According to Tabeau’s testimony, it was determined that 7,652 Bosniak men went missing from the enclave after the Republika Srpska Army, VRS, had entered it. During her testimony she presented a table, showing that half of the men aged between 45 and 49, as well as between 50 and 54, went missing from Srebrenica.
Ratko Mladic, former VRS Commander, is charged with genocide in Srebenica. His subordinates allegedly shot more than 7,000 Bosniak captives at several locations in the vicinity of Zvornik in the days that followed the occupation of the protected enclave on July 11, 1995.
Besides that, he is on trial for the persecution of Bosniaks throughout Bosnia and Herzegovina, which reached the scale of genocide in seven municipalities, terror against civilians in Sarajevo and taking UNPROFOR members hostage.
The witness said that “the accepted integrated number of victims” from Srebrenica was 8,047. She explained that she came to this number by cross-comparing the data from the 1991 census, electoral lists from 1997, lists of the missing persons made by the Red Cross and a list of persons exhumed from mass graves, who were identified by the International Commission for the Missing Persons, ICMP, through a DNA analysis.
Tabeau said that “the minimal number of registered refugees and displaced persons” from 22 municipalities in Bosnia and Herzegovina, which are covered by the indictment against Mladic, is 230,804, including 122,000 Bosniaks. According to demographic estimates, the total number of displaced persons and refugees was 436,034, including 218,000 Bosniaks.
“A dramatic fall” in the share of Bosniaks and Croats in the total number of inhabitants, as well as an increase in the number of Serbs, was registered in municipalities in Republika Srpska during the Bosnian war.

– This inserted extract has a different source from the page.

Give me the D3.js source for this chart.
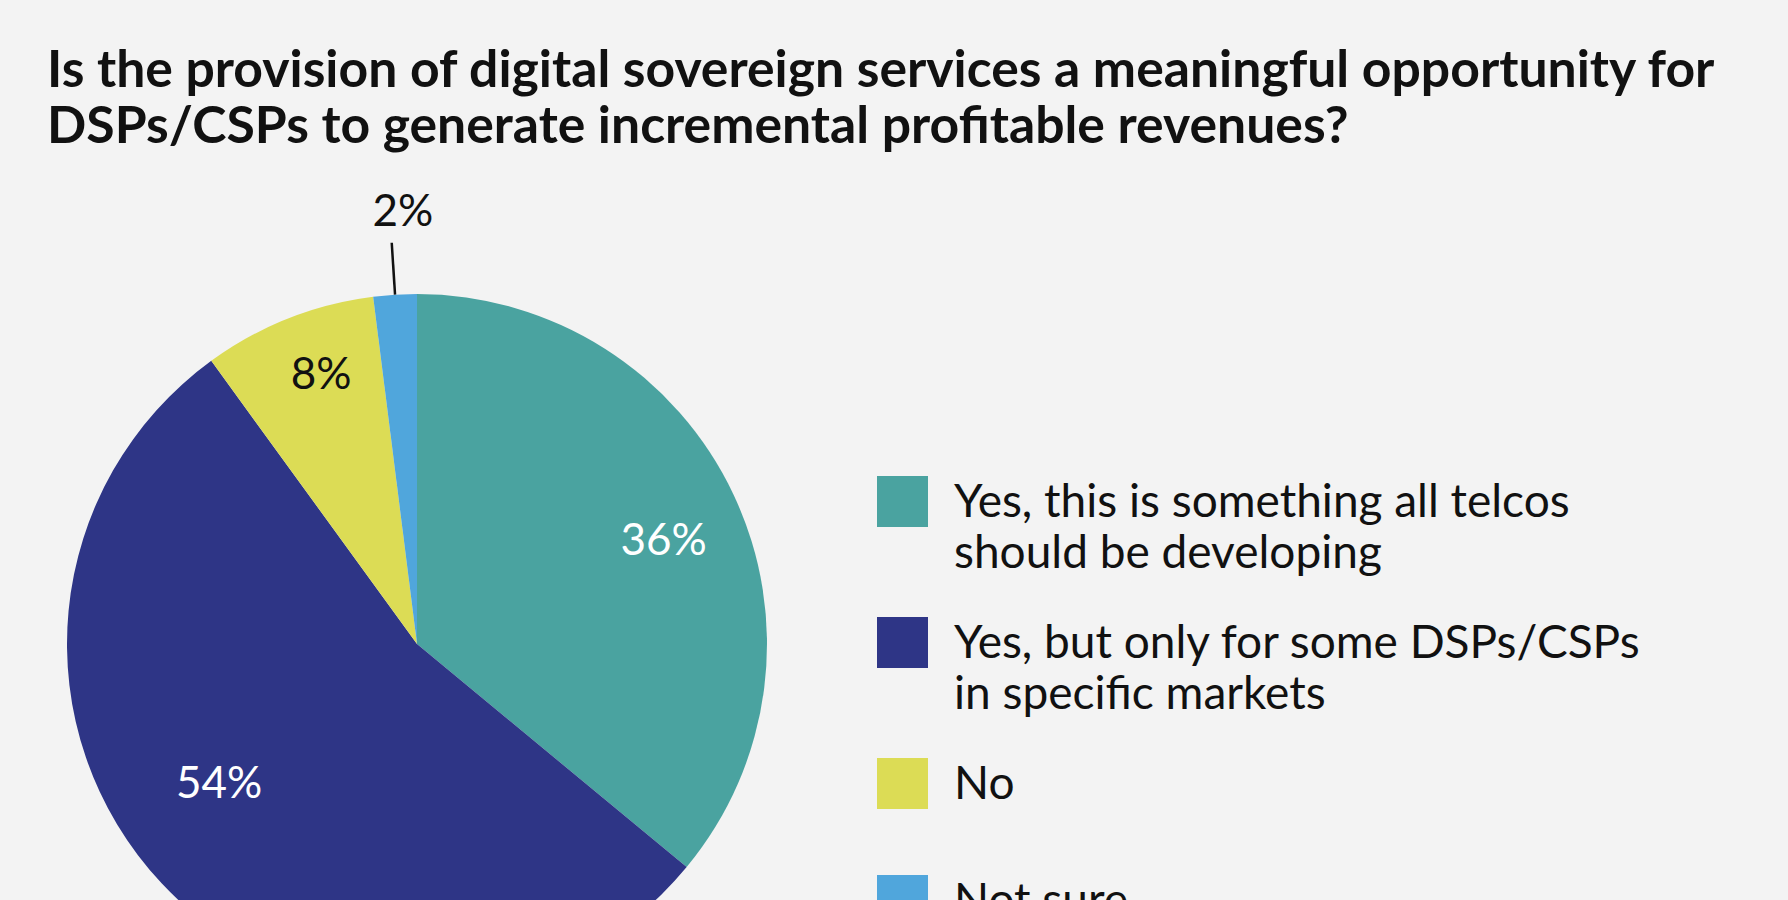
<!DOCTYPE html>
<html>
<head>
<meta charset="utf-8">
<script src="https://cdn.jsdelivr.net/npm/d3@7"></script>
<style>
  body { margin: 0; background: #f3f3f3; }
  svg { display: block; font-family: Lato, sans-serif; }
</style>
</head>
<body>
<svg width="1788" height="900"></svg>
<script>
var titleLines = ["Is the provision of digital sovereign services a meaningful opportunity for",
                  "DSPs/CSPs to generate incremental profitable revenues?"];
var answers = ["Yes, this is something all telcos should be developing",
               "Yes, but only for some DSPs/CSPs in specific markets",
               "No",
               "Not sure"];
var legendLines = [["Yes, this is something all telcos", "should be developing"],
                   ["Yes, but only for some DSPs/CSPs", "in specific markets"],
                   ["No"],
                   ["Not sure"]];
var shares = [36, 54, 8, 2];
var colors = ["#4aa3a0", "#2e3586", "#dcdc55", "#50a6dc"];

var svg = d3.select("svg");
var data = answers.map((a, i) => ({answer: a, value: shares[i], lines: legendLines[i]}));

// titolo
svg.append("text")
  .attr("x", 47).attr("y", 87)
  .style("font-weight", 700).style("font-size", "51.7px").style("fill", "#111")
  .selectAll("tspan").data(titleLines).enter().append("tspan")
    .attr("x", 47).attr("dy", (d, i) => i ? 56 : 0)
    .text(d => d);

var color = d3.scaleOrdinal().domain(answers).range(colors);
var radius = 350;
var pie = d3.pie().value(d => d.value).sort(null);
var arc = d3.arc().innerRadius(0).outerRadius(radius);
var labelArc = d3.arc().innerRadius(radius * 0.76).outerRadius(radius * 0.76);

var g = svg.append("g").attr("transform", "translate(417,644)");
var arcs = pie(data);

g.selectAll("path.slice")
  .data(arcs)
  .enter()
  .append("path")
    .attr("class", "slice")
    .attr("d", arc)
    .style("fill", d => color(d.data.answer));

// etichette interne per le fette grandi, la 54% va spostata in su
var nudge = {54: [-4, -44], 36: [6, 8], 8: [2, -24]};
g.selectAll("text.inside")
  .data(arcs.filter(d => d.data.value > 5))
  .enter()
  .append("text")
    .attr("class", "inside")
    .attr("transform", d => {
      var c = labelArc.centroid(d), n = nudge[d.data.value] || [0, 0];
      return `translate(${c[0] + n[0]},${c[1] + n[1]})`;
    })
    .attr("text-anchor", "middle")
    .attr("dy", "0.36em")
    .style("font-size", "44px")
    .style("fill", d => d.data.value === 8 ? "#111" : "#fff")
    .text(d => d.data.value + "%");

// etichetta esterna con linea guida per la fetta piccola
var small = arcs.filter(d => d.data.value <= 5);
var edgeArc = d3.arc().innerRadius(radius).outerRadius(radius);
var outArc = d3.arc().innerRadius(radius + 52).outerRadius(radius + 52);
g.selectAll("line.leader")
  .data(small)
  .enter()
  .append("line")
    .attr("class", "leader")
    .attr("x1", d => edgeArc.centroid(d)[0])
    .attr("y1", d => edgeArc.centroid(d)[1])
    .attr("x2", d => outArc.centroid(d)[0])
    .attr("y2", d => outArc.centroid(d)[1])
    .style("stroke", "#111").style("stroke-width", 2.5);
g.selectAll("text.outside")
  .data(small)
  .enter()
  .append("text")
    .attr("class", "outside")
    .attr("x", d => outArc.centroid(d)[0] + 11)
    .attr("y", d => outArc.centroid(d)[1] - 17)
    .attr("text-anchor", "middle")
    .style("font-size", "44px").style("fill", "#111")
    .text(d => d.data.value + "%");

// legenda: ogni voce occupa 93px + 24px per riga di testo
var legendTop = [];
data.reduce((y, d) => { legendTop.push(y); return y + 93 + 24 * d.lines.length; }, 476);
var legend = svg.selectAll("g.legend")
  .data(data)
  .enter()
  .append("g")
    .attr("class", "legend")
    .attr("transform", (d, i) => `translate(877,${legendTop[i]})`);
legend.append("rect")
  .attr("width", 51).attr("height", 51)
  .style("fill", d => color(d.answer));
legend.append("text")
  .style("font-size", "46px").style("fill", "#111")
  .selectAll("tspan").data(d => d.lines).enter().append("tspan")
    .attr("x", 77).attr("y", (d, i) => 41 + i * 51)
    .text(d => d);
</script>
</body>
</html>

As far as municipalities in the Federation of Bosnia and Herzegovina are concerned, an opposite trend was registered – the number of Serbs decreased, while the share of Bosniaks and Croats increased.
Tabeau said that “the significant movement of the population” could not be explained by usual migrations and that it “had to be induced by other war-related causes”. At the beginning of cross-examination Mladic’s Defence denied the methodology and data sources which Tabeau used in her work.
The trial of Mladic is due to continue on Thursday, November 14.